Crypto seems to be everywhere these days. Just last week Fidelity Investments launched a bitcoin option for its 401(k) plans. The nation's largest plan administrator is providing the 23,000 companies it manages retirement plans for the ability to offer their employees bitcoin as an investment choice. Investors will be able to allocate up to 20% of their 401(k) accounts to bitcoin, though employers will be able to lower that cap.   

The SEC announced today (5/2/22) that it is nearly doubling the size of the unit responsible for protecting investors in crypto markets and from cyber related threats.  The newly renamed Crypto Assets and Cyber Unit, which is part of the Division of Enforcement will now have 50 staff members.

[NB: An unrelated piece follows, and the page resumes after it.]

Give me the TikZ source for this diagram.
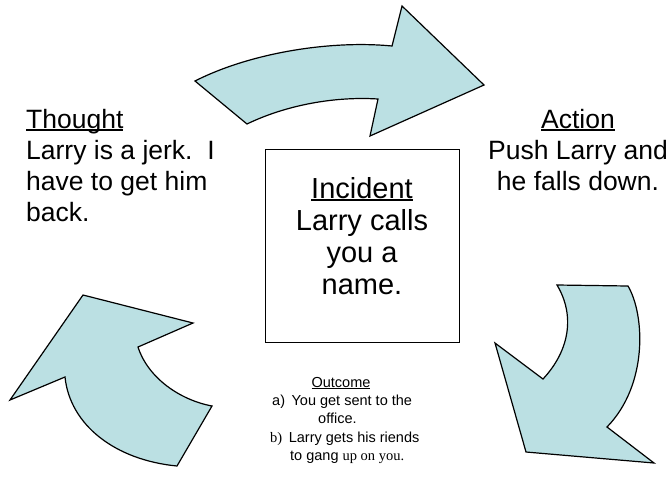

According to the SEC press release, the expanded unit will "ensure investors are protected in the crypto markets, with a focus on investigating securities law violations related to:

  • Crypto asset offerings;
  • Crypto asset exchanges;
  • Crypto asset lending and staking products;
  • Decentralized finance ("DeFi") platforms;
  • Non-fungible tokens ("NFTs"); and
  • Stablecoins."

These two events in the past week, coming on the heels of President Biden's March 9, 2022, executive order outlining a "whole-of-government" approach to examining a broad range of potential risks associated with the dramatic growth in digital assets, including cryptocurrencies are part of a larger continuing trend of increase awareness of crypto and the government's sprint to catch up.

We anticipate that the coming year will see the crypto market continue to grow and a dramatic increase in both regulation and governmental enforcement.